初代である満さんのお祖父様が経営してた頃は、無地の染めが多かったが、それだと頭打ちだろうというので印染を始めたそう。
酒田は港町のため、2 代目の頃には大漁旗が最盛期だったが、今はだいぶ減ってしまったとのこと。
「やっぱりその時代時代によって需要の違いはあったと思います。その時に応じて提供する商品も違ったんじゃないかな。」
時代の潮流も汲みながら営む難しさがあるようです。
そして、現在は…
「そして現在はのれんや旗、袢天だけでなく、地元のデザイナーさんとのコラボにこだわっています。」と話す満さん。
酒田にちなんだ可愛らしいデザインの手拭いや風呂敷が、「斎染ブランド」としてお店に並んでいます。
昔から地元に密着してきた斎藤染工場は、2008年に新たな地元との関わり方として「斎染ブランド」を始めました。
斎染ブランド誕生のきっかけとして、とあるデザイナーさんとの出会いがあったという。
鍵盤柄が目を惹く、ピアノ好きにはたまらないデザインの手拭い。

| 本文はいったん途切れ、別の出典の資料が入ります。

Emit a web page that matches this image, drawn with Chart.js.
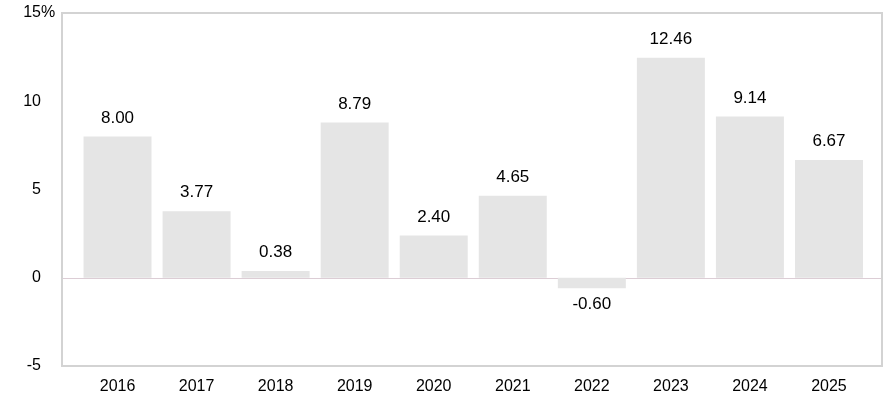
<!DOCTYPE html>
<html>
<head>
<meta charset="utf-8">
<script src="https://cdn.jsdelivr.net/npm/chart.js@4/dist/chart.umd.min.js"></script>
<style>
  html, body { margin: 0; padding: 0; background: #fff; }
  #wrap { width: 885px; height: 404px; position: relative; }
</style>
</head>
<body>
<div id="wrap"><canvas id="chart"></canvas></div>
<script>
// Annual returns, %
const years = ['2016', '2017', '2018', '2019', '2020', '2021', '2022', '2023', '2024', '2025'];
const returns = [8.00, 3.77, 0.38, 8.79, 2.40, 4.65, -0.60, 12.46, 9.14, 6.67];
const yTicks = [-5, 0, 5, 10, 15];

const FONT = 'Liberation Sans, Arial, sans-serif';
// the frame sits a little outside the first/last category
const FRAME_LEFT = 16;
const FRAME_RIGHT = 13.5;

// Frame, zero line and the "%" unit beside the top tick
const frameBox = {
  id: 'frameBox',
  beforeDatasetsDraw(chart) {
    const { ctx, chartArea: a } = chart;
    const y0 = Math.round(chart.scales.y.getPixelForValue(0)) + 0.5;
    ctx.save();
    ctx.strokeStyle = '#dccdd5';
    ctx.lineWidth = 1;
    ctx.beginPath();
    ctx.moveTo(a.left - FRAME_LEFT, y0);
    ctx.lineTo(a.right + FRAME_RIGHT, y0);
    ctx.stroke();
    ctx.restore();
  },
  afterDraw(chart) {
    const { ctx, chartArea: a } = chart;
    ctx.save();
    ctx.strokeStyle = '#d3d3d3';
    ctx.lineWidth = 2;
    ctx.strokeRect(a.left - FRAME_LEFT, a.top, a.right - a.left + FRAME_LEFT + FRAME_RIGHT, a.bottom - a.top);

    const yScale = chart.scales.y;
    ctx.fillStyle = '#000';
    ctx.font = '16px ' + FONT;
    ctx.textAlign = 'left';
    ctx.textBaseline = 'middle';
    ctx.fillText('%', yScale.right - 37, yScale.getPixelForValue(yTicks[yTicks.length - 1]));
    ctx.restore();
  }
};

// Value labels above (or below) each bar
const valueLabels = {
  id: 'valueLabels',
  afterDatasetsDraw(chart) {
    const { ctx } = chart;
    const meta = chart.getDatasetMeta(0);
    ctx.save();
    ctx.fillStyle = '#000';
    ctx.font = '17px ' + FONT;
    ctx.textAlign = 'center';
    meta.data.forEach((bar, i) => {
      const v = returns[i];
      if (v >= 0) {
        ctx.textBaseline = 'bottom';
        ctx.fillText(v.toFixed(2), bar.x, bar.y - 10);
      } else {
        ctx.textBaseline = 'top';
        ctx.fillText(v.toFixed(2), bar.x, bar.y + 7);
      }
    });
    ctx.restore();
  }
};

new Chart(document.getElementById('chart'), {
  type: 'bar',
  data: {
    labels: years,
    datasets: [{
      data: returns,
      backgroundColor: '#e5e5e5',
      borderWidth: 0,
      categoryPercentage: 1,
      barPercentage: 0.86
    }]
  },
  options: {
    responsive: true,
    maintainAspectRatio: false,
    animation: false,
    layout: { padding: { top: 13, right: 16.5, left: 0, bottom: 0 } },
    plugins: {
      legend: { display: false },
      tooltip: { enabled: false }
    },
    scales: {
      x: {
        grid: { display: false, drawTicks: false },
        border: { display: false },
        ticks: {
          color: '#000',
          font: { family: FONT, size: 16 },
          padding: 11,
          maxRotation: 0,
          autoSkip: false
        },
        afterFit(scale) {
          scale.height = 38;
          scale.paddingLeft = 0;
          scale.paddingRight = 0;
        }
      },
      y: {
        min: -5,
        max: 15,
        afterBuildTicks(scale) {
          scale.ticks = yTicks.map(v => ({ value: v }));
        },
        grid: { display: false, drawTicks: false },
        border: { display: false },
        ticks: {
          color: '#000',
          font: { family: FONT, size: 16 },
          padding: 37,
          callback: v => String(v)
        },
        afterFit(scale) {
          scale.width = 78;
          scale.paddingTop = 0;
          scale.paddingBottom = 0;
        }
      }
    }
  },
  plugins: [frameBox, valueLabels]
});
</script>
</body>
</html>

思わず指も踊り出しそうに…。
斎染ブランドを始めたきっかけは、ピアノ柄のデザインをした久松さんとお会いしたのがきっかけだそう。
ホームページ作成依頼のためにかけた電話で久松さんと染め物の話で盛り上がり、そこで初めて手拭いのデザインを依頼したそうです。
「その時に、『斎藤染工場って言いづらいじゃないですか、ギュッと縮めてサイゾメさんって言われた方が親しみも出るんじゃないか』って薦めてもらいました。」
斎染さんにとって、久松さんはまさに「生みの親」的存在なんですね…!!
それ以来、商品数も増え、多種多様に展開している斎染ブランド。旗やのれん同様、遠くから見ても目立つ柄と色合いに思わず目を奪われます。酒田にちなんだ染め物も多く、より一層「特別感」が増します。

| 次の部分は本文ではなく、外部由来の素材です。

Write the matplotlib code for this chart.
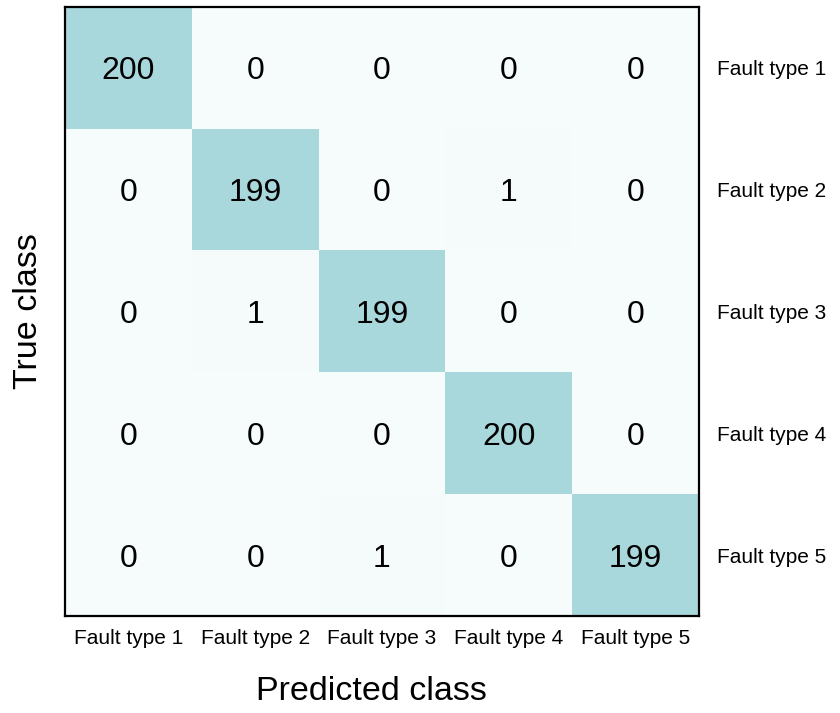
import numpy as np
import matplotlib.pyplot as plt
from matplotlib.colors import LinearSegmentedColormap

plt.rcParams['font.family'] = ['Liberation Sans', 'DejaVu Sans']

classes = ["Fault type 1", "Fault type 2", "Fault type 3", "Fault type 4", "Fault type 5"]
cm = np.array([
    [200, 0, 0, 0, 0],
    [0, 199, 0, 1, 0],
    [0, 1, 199, 0, 0],
    [0, 0, 0, 200, 0],
    [0, 0, 1, 0, 199],
])

cmap = LinearSegmentedColormap.from_list("teal", ["#f6fbfc", "#a8d7dc"])

fig = plt.figure(figsize=(8.4, 7.13), dpi=100)
ax = fig.add_axes([65 / 840, 1 - 616 / 713, 634 / 840, 609 / 713])
ax.imshow(cm, cmap=cmap, vmin=0, vmax=200, aspect='auto', interpolation='nearest')

for i in range(cm.shape[0]):
    for j in range(cm.shape[1]):
        ax.text(j, i, str(cm[i, j]), ha='center', va='center_baseline',
                fontsize=23, color='black')

ax.set_xticks(range(len(classes)))
ax.set_xticklabels(classes, fontsize=15)
ax.set_yticks(range(len(classes)))
ax.set_yticklabels(classes, fontsize=15)
ax.yaxis.tick_right()
ax.tick_params(axis='x', length=0, pad=9)
ax.tick_params(axis='y', length=0, pad=13)

for s in ax.spines.values():
    s.set_linewidth(1.6)

ax.set_xlabel("Predicted class", fontsize=24.5)
ax.xaxis.set_label_coords((371 - 65) / 634, -0.098)
ax.set_ylabel("True class", fontsize=24.5, labelpad=15)
ax.yaxis.set_label_position('left')

fig.savefig("out.png", dpi=100)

印染に対する満さんの信念は、斎染ブランドにも色濃く受け継がれているということが伝わります!
「デザイナーさんのカラーを最大限に活かしたものを作れるよう心がけています。」
コラボをする以上は、デザイナーさんの個性や作り方も尊重しつつ、それをどう染め物に落とし込むか話しながら制作をしているそう。
ブランドを確立してからは、依頼されたものだけではなく、酒田・庄内のものも発信して作っていく形に。
その中でも、お客さんがアプローチしやすい、手ぬぐいや風呂敷など、生活に馴染んだものの染めに力を注いでいるとのこと。
「斎染ブランドを軸にしてさらに進めていきたい」と語る満さんの声から、酒田で染め物屋を営んでいく責任感と、ブランドに対する真っ直ぐな気持ちを強く感じました。
お話を聞いていて、酒田という土地で身の回りの人や生き物を大事にしながら、染め物を製作するご夫妻の「心の豊かさ」がひしひしと伝わります。
お人柄を知ることでより制作されてる染め物の奥深さも感じることができました!
お気に入りの柄で、お気に入りの使い方や味わい方ができる「染め物」の世界、皆さんも覗いて見てはいかが?